- _The input_:
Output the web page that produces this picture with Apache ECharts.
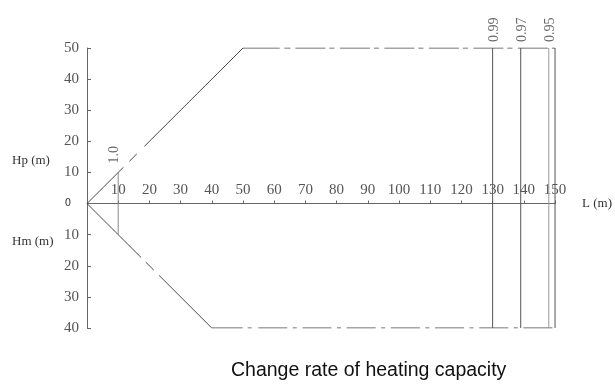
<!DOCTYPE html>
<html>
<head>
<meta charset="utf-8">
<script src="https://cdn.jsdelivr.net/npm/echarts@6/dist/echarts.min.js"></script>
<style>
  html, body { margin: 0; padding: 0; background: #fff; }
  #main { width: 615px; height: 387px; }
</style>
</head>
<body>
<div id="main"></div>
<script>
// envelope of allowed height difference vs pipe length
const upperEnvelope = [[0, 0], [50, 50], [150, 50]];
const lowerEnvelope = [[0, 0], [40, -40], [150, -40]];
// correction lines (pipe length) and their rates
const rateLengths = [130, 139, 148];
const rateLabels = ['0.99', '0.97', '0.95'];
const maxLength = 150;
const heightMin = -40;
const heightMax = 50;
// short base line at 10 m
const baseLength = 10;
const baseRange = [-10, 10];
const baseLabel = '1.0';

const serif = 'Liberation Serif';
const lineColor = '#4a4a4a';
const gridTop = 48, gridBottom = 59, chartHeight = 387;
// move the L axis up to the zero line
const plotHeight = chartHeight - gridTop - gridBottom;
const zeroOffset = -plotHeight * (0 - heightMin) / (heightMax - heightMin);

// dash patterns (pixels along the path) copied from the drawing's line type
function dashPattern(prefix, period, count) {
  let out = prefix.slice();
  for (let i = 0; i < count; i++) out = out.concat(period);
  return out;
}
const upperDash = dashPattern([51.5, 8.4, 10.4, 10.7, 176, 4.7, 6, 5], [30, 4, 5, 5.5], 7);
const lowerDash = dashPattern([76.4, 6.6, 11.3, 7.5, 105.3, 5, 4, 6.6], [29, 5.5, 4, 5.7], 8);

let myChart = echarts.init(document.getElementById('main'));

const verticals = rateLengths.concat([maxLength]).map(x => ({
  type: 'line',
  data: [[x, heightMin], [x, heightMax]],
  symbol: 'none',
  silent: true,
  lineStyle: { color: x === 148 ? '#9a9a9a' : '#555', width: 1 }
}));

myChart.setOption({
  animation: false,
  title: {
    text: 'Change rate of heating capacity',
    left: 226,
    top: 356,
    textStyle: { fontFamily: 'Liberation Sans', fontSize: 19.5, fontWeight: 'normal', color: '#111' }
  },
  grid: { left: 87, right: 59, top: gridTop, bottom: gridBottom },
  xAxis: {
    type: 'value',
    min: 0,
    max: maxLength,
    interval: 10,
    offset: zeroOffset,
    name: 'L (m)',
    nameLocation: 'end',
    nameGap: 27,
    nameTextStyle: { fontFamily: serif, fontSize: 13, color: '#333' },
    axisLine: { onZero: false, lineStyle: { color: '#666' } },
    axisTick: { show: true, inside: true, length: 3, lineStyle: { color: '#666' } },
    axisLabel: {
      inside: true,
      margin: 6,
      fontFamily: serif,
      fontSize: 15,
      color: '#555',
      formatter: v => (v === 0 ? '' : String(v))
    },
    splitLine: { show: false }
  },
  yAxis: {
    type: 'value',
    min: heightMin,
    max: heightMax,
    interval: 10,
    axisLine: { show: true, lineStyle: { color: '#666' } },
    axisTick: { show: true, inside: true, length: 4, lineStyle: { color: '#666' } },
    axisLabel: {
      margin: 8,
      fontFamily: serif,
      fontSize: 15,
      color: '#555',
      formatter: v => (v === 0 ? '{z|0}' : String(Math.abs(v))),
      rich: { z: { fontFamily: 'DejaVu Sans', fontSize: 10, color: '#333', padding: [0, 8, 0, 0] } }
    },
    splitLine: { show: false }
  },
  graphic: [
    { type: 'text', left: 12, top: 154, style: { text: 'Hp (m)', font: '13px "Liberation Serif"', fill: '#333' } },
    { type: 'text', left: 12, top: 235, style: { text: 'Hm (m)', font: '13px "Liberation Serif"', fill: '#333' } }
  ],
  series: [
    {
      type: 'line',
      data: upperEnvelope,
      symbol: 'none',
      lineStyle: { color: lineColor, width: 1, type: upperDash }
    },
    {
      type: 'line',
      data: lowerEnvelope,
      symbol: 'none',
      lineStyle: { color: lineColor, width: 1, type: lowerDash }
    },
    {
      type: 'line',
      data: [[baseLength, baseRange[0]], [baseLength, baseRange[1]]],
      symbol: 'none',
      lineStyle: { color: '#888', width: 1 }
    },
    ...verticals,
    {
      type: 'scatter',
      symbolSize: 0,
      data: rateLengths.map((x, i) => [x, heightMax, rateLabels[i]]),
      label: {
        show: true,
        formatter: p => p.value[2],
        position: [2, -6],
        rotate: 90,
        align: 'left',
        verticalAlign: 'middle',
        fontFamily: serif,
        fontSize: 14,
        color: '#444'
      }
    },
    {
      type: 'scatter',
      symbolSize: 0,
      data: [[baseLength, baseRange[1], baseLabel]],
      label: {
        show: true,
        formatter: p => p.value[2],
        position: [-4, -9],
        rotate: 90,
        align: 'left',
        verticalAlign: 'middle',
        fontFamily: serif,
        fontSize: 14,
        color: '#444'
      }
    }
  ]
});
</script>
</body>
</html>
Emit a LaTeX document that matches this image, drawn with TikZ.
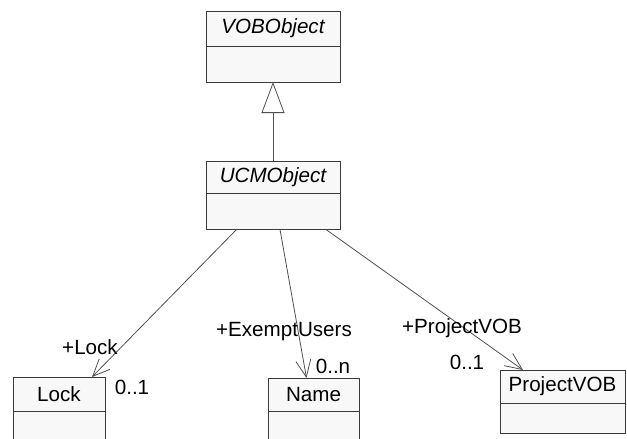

- _Exercise instructions_: Would you set down the listing exactly, omitting pictures?

- _Answer to the exercise_:
Output the web page that produces this picture with Apache ECharts.
<!DOCTYPE html>
<html>
<head>
<meta charset="utf-8">
<script src="https://cdn.jsdelivr.net/npm/echarts@6/dist/echarts.min.js"></script>
<style>
  html, body { margin: 0; padding: 0; background: #fff; }
  #main { width: 615px; height: 387px; }
</style>
</head>
<body>
<div id="main"></div>
<script>
// envelope of allowed height difference vs pipe length
const upperEnvelope = [[0, 0], [50, 50], [150, 50]];
const lowerEnvelope = [[0, 0], [40, -40], [150, -40]];
// correction lines (pipe length) and their rates
const rateLengths = [130, 139, 148];
const rateLabels = ['0.99', '0.97', '0.95'];
const maxLength = 150;
const heightMin = -40;
const heightMax = 50;
// short base line at 10 m
const baseLength = 10;
const baseRange = [-10, 10];
const baseLabel = '1.0';

const serif = 'Liberation Serif';
const lineColor = '#4a4a4a';
const gridTop = 48, gridBottom = 59, chartHeight = 387;
// move the L axis up to the zero line
const plotHeight = chartHeight - gridTop - gridBottom;
const zeroOffset = -plotHeight * (0 - heightMin) / (heightMax - heightMin);

// dash patterns (pixels along the path) copied from the drawing's line type
function dashPattern(prefix, period, count) {
  let out = prefix.slice();
  for (let i = 0; i < count; i++) out = out.concat(period);
  return out;
}
const upperDash = dashPattern([51.5, 8.4, 10.4, 10.7, 176, 4.7, 6, 5], [30, 4, 5, 5.5], 7);
const lowerDash = dashPattern([76.4, 6.6, 11.3, 7.5, 105.3, 5, 4, 6.6], [29, 5.5, 4, 5.7], 8);

let myChart = echarts.init(document.getElementById('main'));

const verticals = rateLengths.concat([maxLength]).map(x => ({
  type: 'line',
  data: [[x, heightMin], [x, heightMax]],
  symbol: 'none',
  silent: true,
  lineStyle: { color: x === 148 ? '#9a9a9a' : '#555', width: 1 }
}));

myChart.setOption({
  animation: false,
  title: {
    text: 'Change rate of heating capacity',
    left: 226,
    top: 356,
    textStyle: { fontFamily: 'Liberation Sans', fontSize: 19.5, fontWeight: 'normal', color: '#111' }
  },
  grid: { left: 87, right: 59, top: gridTop, bottom: gridBottom },
  xAxis: {
    type: 'value',
    min: 0,
    max: maxLength,
    interval: 10,
    offset: zeroOffset,
    name: 'L (m)',
    nameLocation: 'end',
    nameGap: 27,
    nameTextStyle: { fontFamily: serif, fontSize: 13, color: '#333' },
    axisLine: { onZero: false, lineStyle: { color: '#666' } },
    axisTick: { show: true, inside: true, length: 3, lineStyle: { color: '#666' } },
    axisLabel: {
      inside: true,
      margin: 6,
      fontFamily: serif,
      fontSize: 15,
      color: '#555',
      formatter: v => (v === 0 ? '' : String(v))
    },
    splitLine: { show: false }
  },
  yAxis: {
    type: 'value',
    min: heightMin,
    max: heightMax,
    interval: 10,
    axisLine: { show: true, lineStyle: { color: '#666' } },
    axisTick: { show: true, inside: true, length: 4, lineStyle: { color: '#666' } },
    axisLabel: {
      margin: 8,
      fontFamily: serif,
      fontSize: 15,
      color: '#555',
      formatter: v => (v === 0 ? '{z|0}' : String(Math.abs(v))),
      rich: { z: { fontFamily: 'DejaVu Sans', fontSize: 10, color: '#333', padding: [0, 8, 0, 0] } }
    },
    splitLine: { show: false }
  },
  graphic: [
    { type: 'text', left: 12, top: 154, style: { text: 'Hp (m)', font: '13px "Liberation Serif"', fill: '#333' } },
    { type: 'text', left: 12, top: 235, style: { text: 'Hm (m)', font: '13px "Liberation Serif"', fill: '#333' } }
  ],
  series: [
    {
      type: 'line',
      data: upperEnvelope,
      symbol: 'none',
      lineStyle: { color: lineColor, width: 1, type: upperDash }
    },
    {
      type: 'line',
      data: lowerEnvelope,
      symbol: 'none',
      lineStyle: { color: lineColor, width: 1, type: lowerDash }
    },
    {
      type: 'line',
      data: [[baseLength, baseRange[0]], [baseLength, baseRange[1]]],
      symbol: 'none',
      lineStyle: { color: '#888', width: 1 }
    },
    ...verticals,
    {
      type: 'scatter',
      symbolSize: 0,
      data: rateLengths.map((x, i) => [x, heightMax, rateLabels[i]]),
      label: {
        show: true,
        formatter: p => p.value[2],
        position: [2, -6],
        rotate: 90,
        align: 'left',
        verticalAlign: 'middle',
        fontFamily: serif,
        fontSize: 14,
        color: '#444'
      }
    },
    {
      type: 'scatter',
      symbolSize: 0,
      data: [[baseLength, baseRange[1], baseLabel]],
      label: {
        show: true,
        formatter: p => p.value[2],
        position: [-4, -9],
        rotate: 90,
        align: 'left',
        verticalAlign: 'middle',
        fontFamily: serif,
        fontSize: 14,
        color: '#444'
      }
    }
  ]
});
</script>
</body>
</html>
Emit a LaTeX document that matches this image, drawn with TikZ.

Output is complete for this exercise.